Indeed, any contrary result would be extraordinarily counterproductive to the objective of greater transparency in government decision-making. The Antidumping Agreement leaves authorities with broad discretion in conducting antidumping sunset reviews. The U.S. authorities consider that the public benefits from guidance on how they might conduct these reviews. It is difficult to see why WTO Members would wish antidumping authorities to provide less guidance to the interested public rather than more, for indeed that would be the consequence of any successful challenge to the Sunset Policy Bulletin. A decision to challenge useful tools like the Sunset Policy Bulletin is deeply misguided.

The United States also wishes to comment on certain aspects of the Appellate Body’s reasoning. Paragraph 168 of the Appellate Body report states that, „When a measure is challenged ‘as such’, the starting point for an analysis must be the measure on its face.“ Paragraph 168, however, must be read in the context of the proper approach to the factual question of the meaning of a measure under a Member’s municipal law. We note, for example, that the Appellate Body refers to its statement in its recent report on US - Carbon Steel that a party asserting that another party’s municipal law is inconsistent with a WTO obligation must introduce evidence as to the scope and meaning of that municipal law. Furthermore, as the panels in US - Section 301 and US - Export Restraints correctly pointed out, municipal law consists not only of the provisions being examined, but also domestic legal principles that govern the interpretation of those provisions. Thus, while it may in many instances be true that domestic legal principles call for the examination of a measure on its face, this will depend on the specific interpretive principles of municipal law. Indeed, the Appellate Body also pointed out in US - Carbon Steel that the text of a measure may not, in all cases, be sufficient evidence to prove the scope and meaning of a municipal law.

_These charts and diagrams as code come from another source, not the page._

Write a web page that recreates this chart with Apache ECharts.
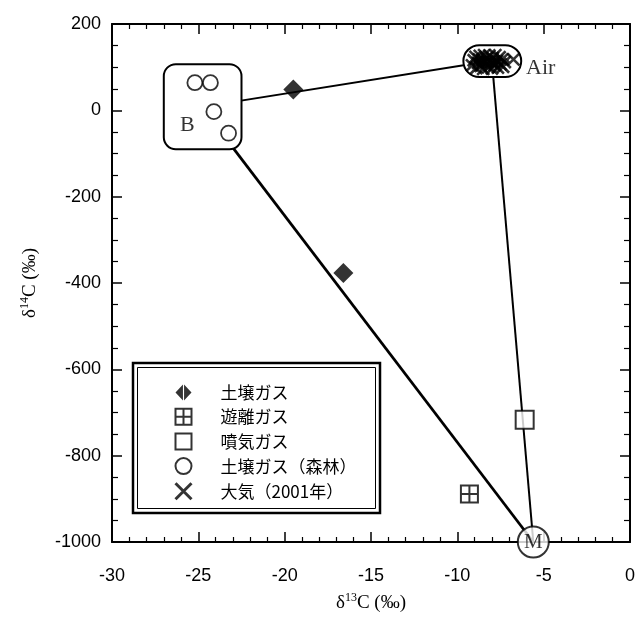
<!DOCTYPE html>
<html>
<head>
<meta charset="utf-8">
<script src="https://cdn.jsdelivr.net/npm/echarts@6/dist/echarts.min.js"></script>
<style>
html,body{margin:0;padding:0;background:#fff;}
#chart{width:638px;height:622px;}
</style>
</head>
<body>
<div id="chart"></div>
<script>
// ---- data ----
const xTickValues = [-30, -25, -20, -15, -10, -5, 0];
const yTickValues = [-1000, -800, -600, -400, -200, 0, 200];

const seriesNames = ['土壌ガス', '遊離ガス', '噴気ガス', '土壌ガス（森林）', '大気（2001年）'];

const soilGas = [[-19.5, 48], [-16.6, -377]];
const freeGas = [[-9.3, -889]];
const fumaroleGas = [[-6.1, -717]];
const forestSoilGas = [[-25.2, 64], [-24.3, 64], [-24.1, -3], [-23.25, -53]];
const air2001 = [
  [-9.15, 104], [-9.05, 116], [-8.95, 124], [-8.9, 98], [-8.8, 110],
  [-8.7, 126], [-8.65, 103], [-8.55, 117], [-8.5, 96], [-8.45, 128],
  [-8.35, 109], [-8.3, 120], [-8.2, 100], [-8.15, 127], [-8.05, 112],
  [-8.0, 97], [-7.95, 121], [-7.85, 105], [-7.8, 128], [-7.7, 114],
  [-7.65, 99], [-7.55, 123], [-7.5, 107], [-7.4, 118], [-7.35, 101],
  [-7.25, 112], [-8.75, 118], [-8.25, 113], [-7.9, 111], [-8.6, 108],
  [-6.75, 118]
];

// end members: B, Air, M
const endB = [-24.8, 8];
const endAir = [-8.0, 115];
const endM = [-5.6, -1000];

// end-member boxes: [xmin, ymin, xmax, ymax]
const boxes = [[-27.0, -90, -22.5, 107], [-9.65, 77, -6.3, 151]];

// text labels
const labelNames = ['B', 'Air'];
const labelAnchors = [[-25.64, -34], [-5.17, 97]];

// ---- styles ----
const boxRadii = [12, 16];
const serif = 'Liberation Serif';
const sans = 'Liberation Sans';
const cjk = 'Noto Sans CJK JP';

const pathSquare = 'path://M0,0L10,0L10,10L0,10Z';
const pathCrossSquare = 'path://M0,0L10,0L10,10L0,10ZM5,0L5,10M0,5L10,5';
const pathX = 'path://M0,0L10,10M10,0L0,10';
const pathSplitDiamond = 'path://M0,5L4.65,0L4.65,10ZM5.35,0L10,5L5.35,10Z';

const chart = echarts.init(document.getElementById('chart'), null, {renderer: 'canvas'});

const xMin = xTickValues[0], xMax = xTickValues[xTickValues.length - 1];
const xInt = xTickValues[1] - xTickValues[0];
const yMin = yTickValues[0], yMax = yTickValues[yTickValues.length - 1];
const yInt = yTickValues[1] - yTickValues[0];

const nameRich = {
  n: {fontFamily: serif, fontSize: 19, color: '#000'},
  s: {fontFamily: serif, fontSize: 12, color: '#000', padding: [0, 0, 11, 0]}
};

function xAxisCfg(pos, showLabel) {
  return {
    type: 'value', position: pos, min: xMin, max: xMax, interval: xInt,
    name: showLabel ? '{n|δ}{s|13}{n|C (‰)}' : '',
    nameLocation: 'middle', nameGap: 50,
    nameTextStyle: {color: '#000', rich: nameRich},
    axisLine: {show: true, onZero: false, lineStyle: {color: '#000', width: 2}},
    axisTick: {show: true, inside: true, length: 10, lineStyle: {color: '#000', width: 1.5}},
    minorTick: {show: true, splitNumber: 5, length: 5, lineStyle: {color: '#000', width: 1.2}},
    axisLabel: {show: showLabel, margin: 25, color: '#000', fontFamily: sans, fontSize: 18,
      formatter: v => String(v)},
    splitLine: {show: false}, minorSplitLine: {show: false}
  };
}
function yAxisCfg(pos, showLabel) {
  return {
    type: 'value', position: pos, min: yMin, max: yMax, interval: yInt,
    name: showLabel ? '{n|δ}{s|14}{n|C (‰)}' : '',
    nameLocation: 'middle', nameGap: 70, nameRotate: 90,
    nameTextStyle: {color: '#000', rich: nameRich},
    axisLine: {show: true, onZero: false, lineStyle: {color: '#000', width: 2}},
    axisTick: {show: true, inside: true, length: 10, lineStyle: {color: '#000', width: 1.5}},
    minorTick: {show: true, splitNumber: 4, length: 6, lineStyle: {color: '#000', width: 1.2}},
    axisLabel: {show: showLabel, margin: 11, color: '#000', fontFamily: sans, fontSize: 18,
      formatter: v => String(v)},
    splitLine: {show: false}, minorSplitLine: {show: false}
  };
}

const option = {
  animation: false,
  backgroundColor: '#fff',
  grid: {left: 112, right: 5, top: 24, bottom: 80, containLabel: false},
  xAxis: [xAxisCfg('bottom', true), xAxisCfg('top', false)],
  yAxis: [yAxisCfg('left', true), yAxisCfg('right', false)],
  graphic: [
    {type: 'rect', z: 1, shape: {x: 133, y: 363, width: 247, height: 150},
      style: {fill: '#fff', stroke: '#000', lineWidth: 2.5}},
    {type: 'rect', z: 1, shape: {x: 137.5, y: 367.5, width: 238, height: 141},
      style: {fill: 'none', stroke: '#000', lineWidth: 1}}
  ],
  legend: {
    z: 10,
    orient: 'vertical', left: 174, top: 384, padding: 0,
    itemWidth: 64, itemHeight: 16, itemGap: 6.7,
    selectedMode: false,
    textStyle: {color: '#000', fontFamily: cjk, fontSize: 17},
    data: [
      {name: seriesNames[0], icon: pathSplitDiamond},
      {name: seriesNames[1], icon: pathCrossSquare},
      {name: seriesNames[2], icon: pathSquare},
      {name: seriesNames[3], icon: 'circle'},
      {name: seriesNames[4], icon: pathX, itemStyle: {borderWidth: 3}}
    ]
  },
  series: [
    // mixing lines
    {type: 'line', data: [endB, endAir], symbol: 'none', z: 2, silent: true,
      lineStyle: {color: '#000', width: 2}},
    {type: 'line', data: [endB, endM], symbol: 'none', z: 2, silent: true,
      lineStyle: {color: '#000', width: 2.8}},
    {type: 'line', data: [endAir, endM], symbol: 'none', z: 2, silent: true,
      lineStyle: {color: '#000', width: 2}},
    // end-member boxes
    {type: 'custom', z: 3, silent: true, clip: false,
      encode: {x: [0, 2], y: [1, 3]},
      data: boxes,
      renderItem: function (params, api) {
        const p0 = api.coord([api.value(0), api.value(3)]);
        const p1 = api.coord([api.value(2), api.value(1)]);
        return {
          type: 'rect',
          shape: {x: p0[0], y: p0[1], width: p1[0] - p0[0], height: p1[1] - p0[1], r: boxRadii[params.dataIndex]},
          style: {fill: '#fff', stroke: '#000', lineWidth: 2}
        };
      }
    },
    {name: seriesNames[0], type: 'scatter', z: 5, data: soilGas, symbol: 'diamond', symbolSize: 20,
      itemStyle: {color: '#000', borderWidth: 0}},
    {name: seriesNames[1], type: 'scatter', z: 5, data: freeGas, symbol: pathCrossSquare, symbolSize: 17,
      itemStyle: {color: '#fff', borderColor: '#000', borderWidth: 2}},
    {name: seriesNames[2], type: 'scatter', z: 5, data: fumaroleGas, symbol: pathSquare, symbolSize: 18,
      itemStyle: {color: '#fff', borderColor: '#000', borderWidth: 2}},
    {name: seriesNames[3], type: 'scatter', z: 5, data: forestSoilGas, symbol: 'circle', symbolSize: 15,
      itemStyle: {color: '#fff', borderColor: '#000', borderWidth: 1.8}},
    {name: seriesNames[4], type: 'scatter', z: 5, data: air2001, symbol: pathX, symbolSize: 12,
      itemStyle: {color: '#000', borderColor: '#000', borderWidth: 2.6}},
    // M end member
    {type: 'scatter', z: 6, silent: true, clip: false, data: [endM], symbol: 'circle', symbolSize: 31,
      itemStyle: {color: '#fff', borderColor: '#000', borderWidth: 2},
      label: {show: true, position: 'inside', formatter: 'M', color: '#000', fontFamily: serif, fontSize: 21}},
    // text labels
    {type: 'scatter', z: 6, silent: true, clip: false,
      data: labelAnchors.map((p, i) => ({name: labelNames[i], value: p})),
      symbolSize: 1, itemStyle: {color: 'rgba(0,0,0,0)'},
      label: {show: true, position: 'inside', formatter: '{b}', color: '#000', fontFamily: serif, fontSize: 22}}
  ]
};
chart.setOption(option);
</script>
</body>
</html>
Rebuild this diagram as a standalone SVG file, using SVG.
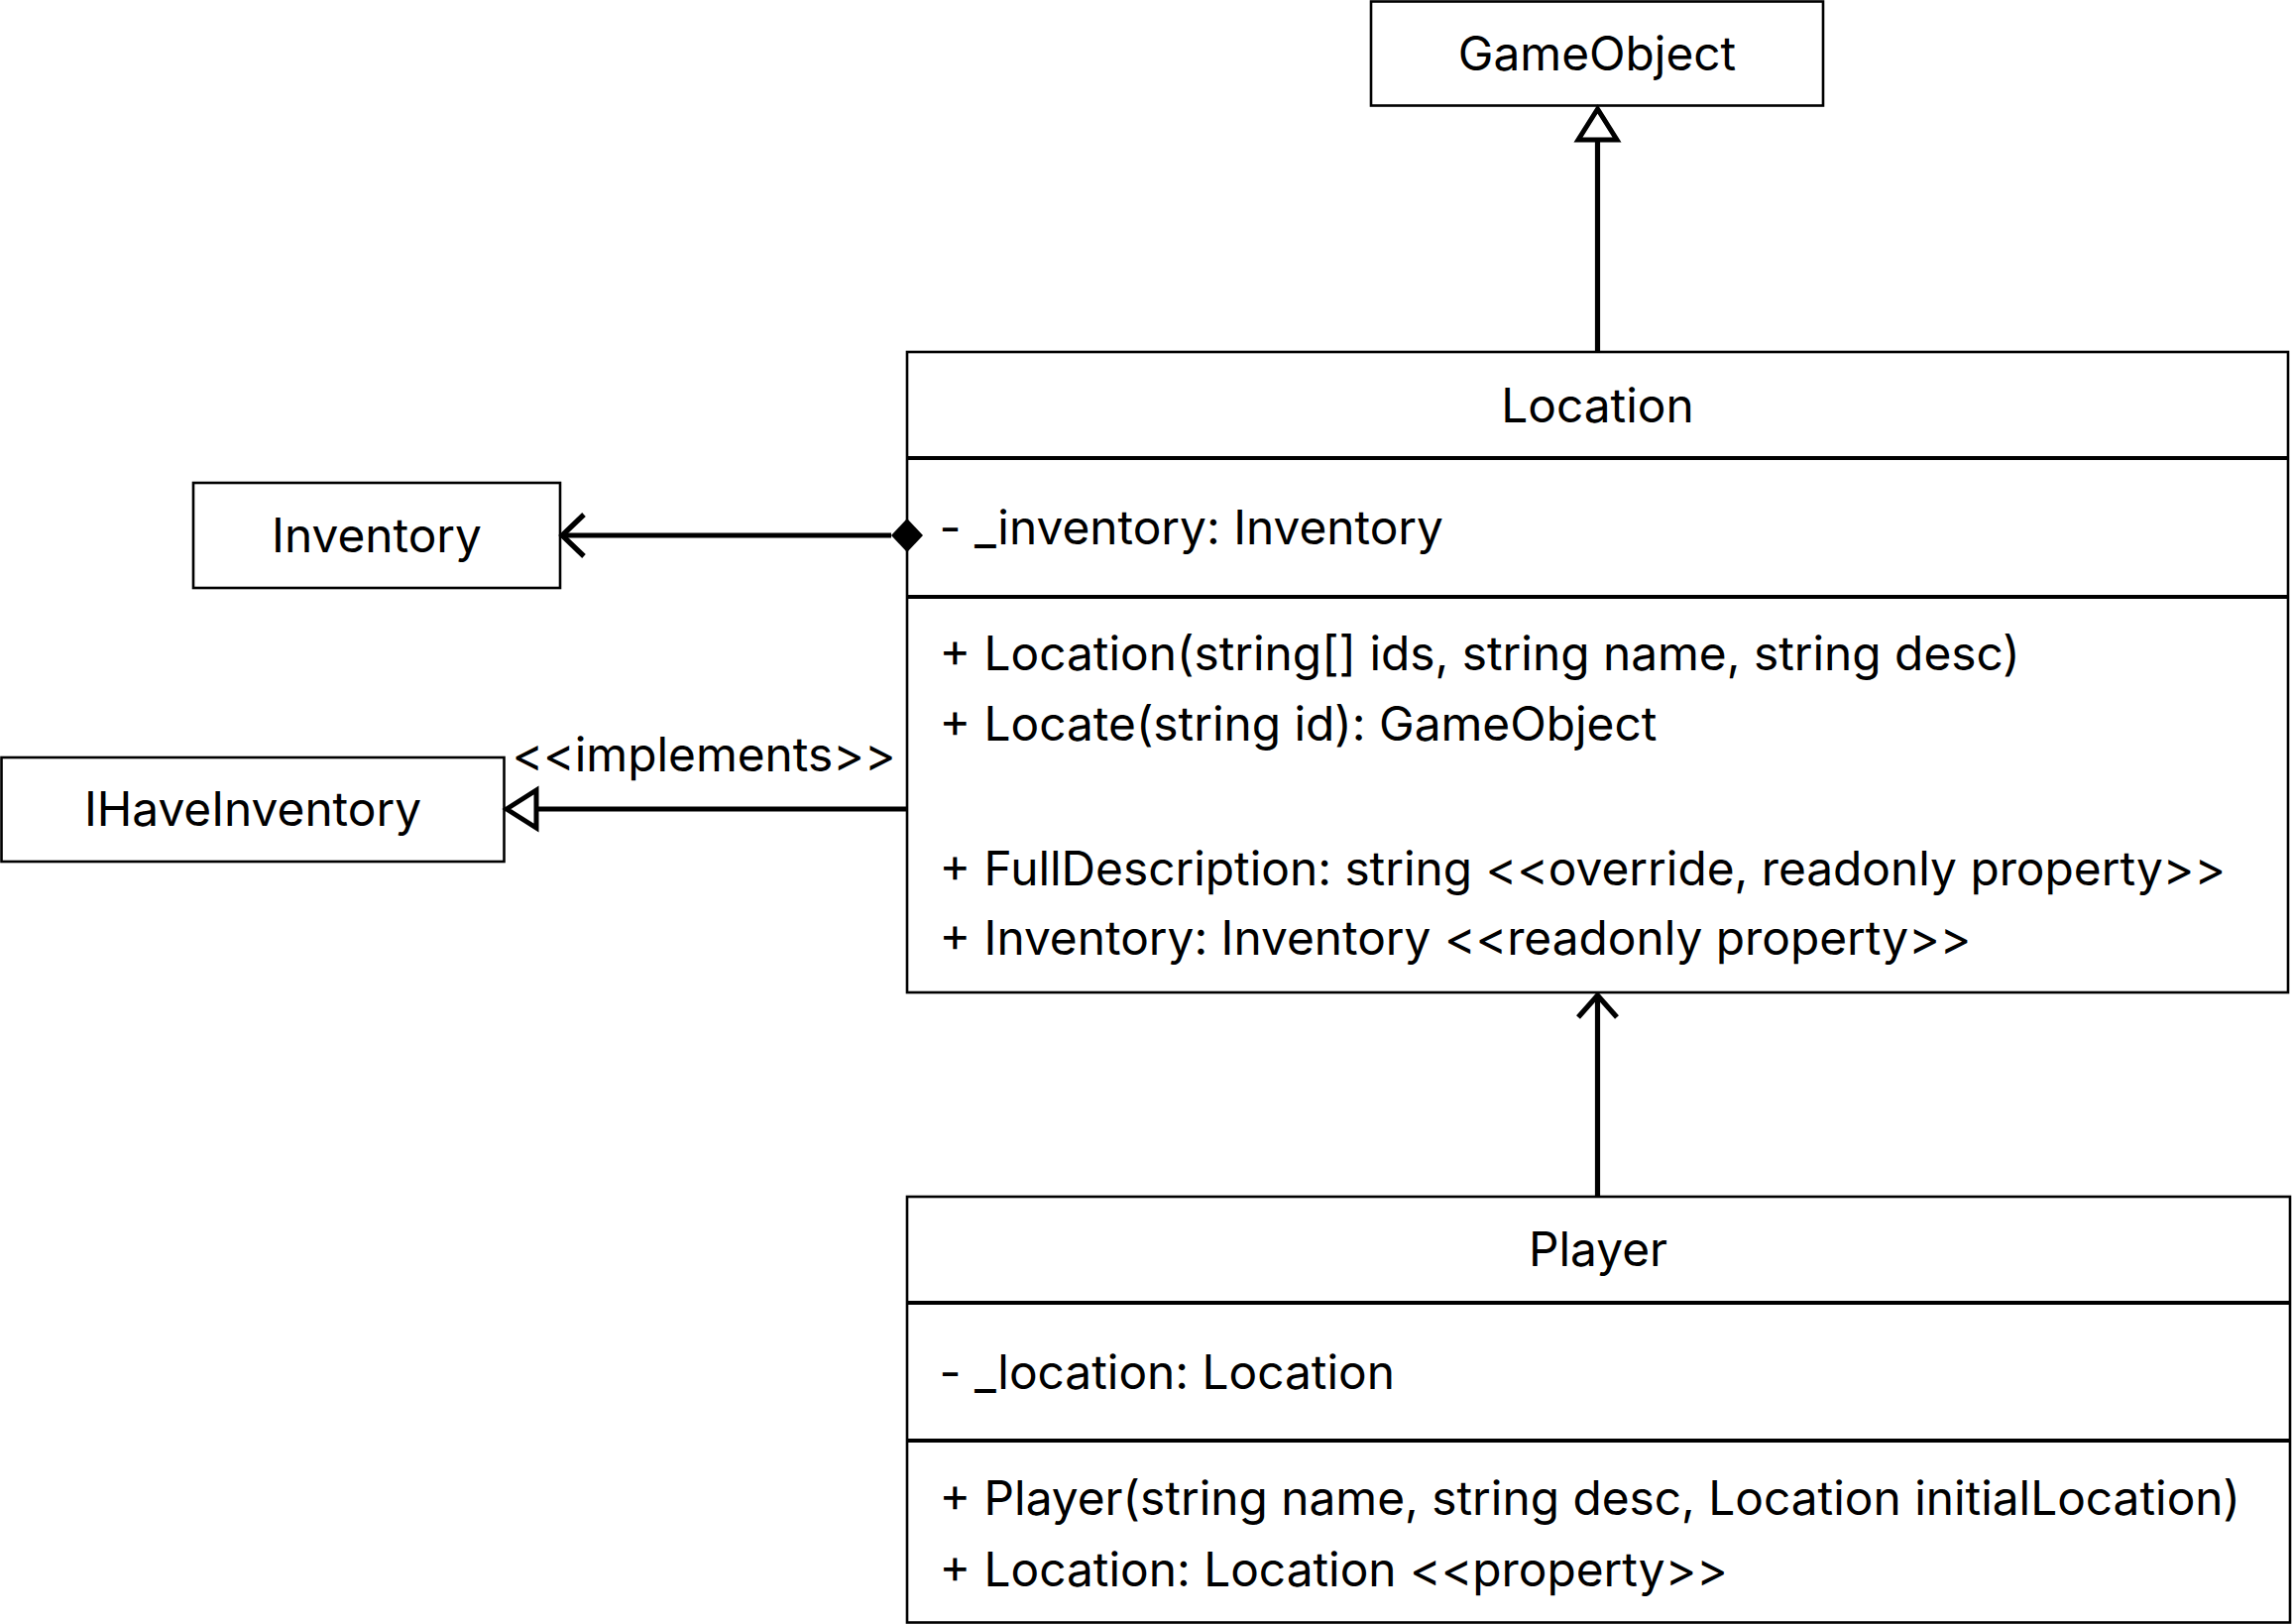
<svg xmlns="http://www.w3.org/2000/svg" width="2312" height="1638" viewBox="0 0 2312 1638">
<style>
.box{fill:#fff;stroke:#000;stroke-width:2.6}
.div{stroke:#000;stroke-width:4.2}
.t{font-family:Inter,"Noto Sans","Liberation Sans",sans-serif;font-size:47.8px;fill:#000}
.c{text-anchor:middle}
.ln{stroke:#000;stroke-width:5.2;fill:none}
</style>
<rect width="2312" height="1638" fill="#fff"/>
<g id="GameObject">
  <rect class="box" x="1383" y="1.5" width="456" height="105"/>
  <text class="t c" x="1611" y="71">GameObject</text>
</g>
<g id="Inventory">
  <rect class="box" x="195" y="487" width="370" height="106"/>
  <text class="t c" x="380" y="557">Inventory</text>
</g>
<g id="IHaveInventory">
  <rect class="box" x="1.5" y="764" width="507" height="105"/>
  <text class="t c" x="255" y="833">IHaveInventory</text>
</g>
<g id="Location">
  <rect class="box" x="915" y="355" width="1393" height="646"/>
  <line class="div" x1="915" y1="462" x2="2308" y2="462"/>
  <line class="div" x1="915" y1="602" x2="2308" y2="602"/>
  <text class="t c" x="1611.5" y="426">Location</text>
  <text class="t" x="947.5" y="549">- _inventory: Inventory</text>
  <text class="t" x="947.5" y="676">+ Location(string[] ids, string name, string desc)</text>
  <text class="t" x="947.5" y="747">+ Locate(string id): GameObject</text>
  <text class="t" x="947.5" y="893">+ FullDescription: string &lt;&lt;override, readonly property&gt;&gt;</text>
  <text class="t" x="947.5" y="963">+ Inventory: Inventory &lt;&lt;readonly property&gt;&gt;</text>
</g>
<g id="Player">
  <rect class="box" x="915" y="1207" width="1395" height="429.5"/>
  <line class="div" x1="915" y1="1314" x2="2310" y2="1314"/>
  <line class="div" x1="915" y1="1453" x2="2310" y2="1453"/>
  <text class="t c" x="1612" y="1277">Player</text>
  <text class="t" x="947.5" y="1401">- _location: Location</text>
  <text class="t" x="947.5" y="1528">+ Player(string name, string desc, Location initialLocation)</text>
  <text class="t" x="947.5" y="1600">+ Location: Location &lt;&lt;property&gt;&gt;</text>
</g>
<g id="connectors">
  <line class="ln" x1="1611.5" y1="355" x2="1611.5" y2="141"/>
  <polygon points="1611.5,110 1592,141 1631,141" fill="#fff" stroke="#000" stroke-width="5"/>
  <line class="ln" x1="1611.5" y1="1207" x2="1611.5" y2="1004"/>
  <polyline class="ln" points="1592,1026 1611.5,1004 1631,1026"/>
  <line class="ln" x1="568" y1="540" x2="899" y2="540"/>
  <polyline class="ln" points="589,519 567,540 589,561"/>
  <polygon points="899,540 915,523 931,540 915,557" fill="#000"/>
  <line class="ln" x1="541" y1="816" x2="914" y2="816"/>
  <polygon points="511,816 541,797 541,835" fill="#fff" stroke="#000" stroke-width="5"/>
  <text class="t c" x="710" y="778">&lt;&lt;implements&gt;&gt;</text>
</g>
</svg>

The United States also wishes to comment on the Appellate Body’s discussion of what may constitute a measure. While there is much in this analysis with which the United States agrees, the United States considers that the discussion goes beyond the task with which the Appellate Body was presented. WTO dispute settlement, like other forms of dispute resolution, operates most effectively when it concerns itself with the particular dispute before it. Broad statements made out of the context of the facts and claims in that dispute should be avoided, in particular because such statements may turn out to be inapplicable or inappropriate in the context of other disputes.

Further, in specific respects, broad conclusions of the Appellate Body in this report are not supported by the materials it cites. For example, in footnote 80, in responding to the Panel’s findings that the Sunset Policy Bulletin is not a mandatory legal instrument that can give rise to a WTO breach and is not, as such, a challengeable measure, the Appellate Body lists a number of GATT and WTO panel reports as supporting the general proposition that „instruments containing rules or norms could constitute a ‘measure.’“ However, with the exception of one of the disputes cited by the Appellate Body, the instruments at issue had independent legal effect within the responding party's legal system. The exception was Export Restraints, where the panel concluded that the „Preamble“ to the U.S. countervailing duty regulations, Commerce „practice,“ and the U.S. „Statement of Administrative Action“ were not challengeable because they did not have independent legal effect. Thus, these reports do not support the conclusion that panels have considered instruments with no independent legal effect to be „measures“ subject to dispute settlement.

In any event, none of this changes the fact that the Sunset Policy Bulletin mandates no action whatsoever, and that a proper analysis would reach this conclusion.

Mr. Chairman, we also note that Japan has made some comments concerning the placement of these reports on the agenda of today’s meeting.

We are puzzled that Japan has raised this point. There is nothing in the DSU that says which party to a dispute is to propose adoption of a report or when.
The United States would like to point out that Japan likewise did not respond to U.S. inquiries about Japan’s plans for putting the reports up for adoption. We also note that, in any event, Japan was able to put this item on the agenda without difficulty.

Mr. Chairman, the United States appreciates the opportunity to make these comments at today’s meeting.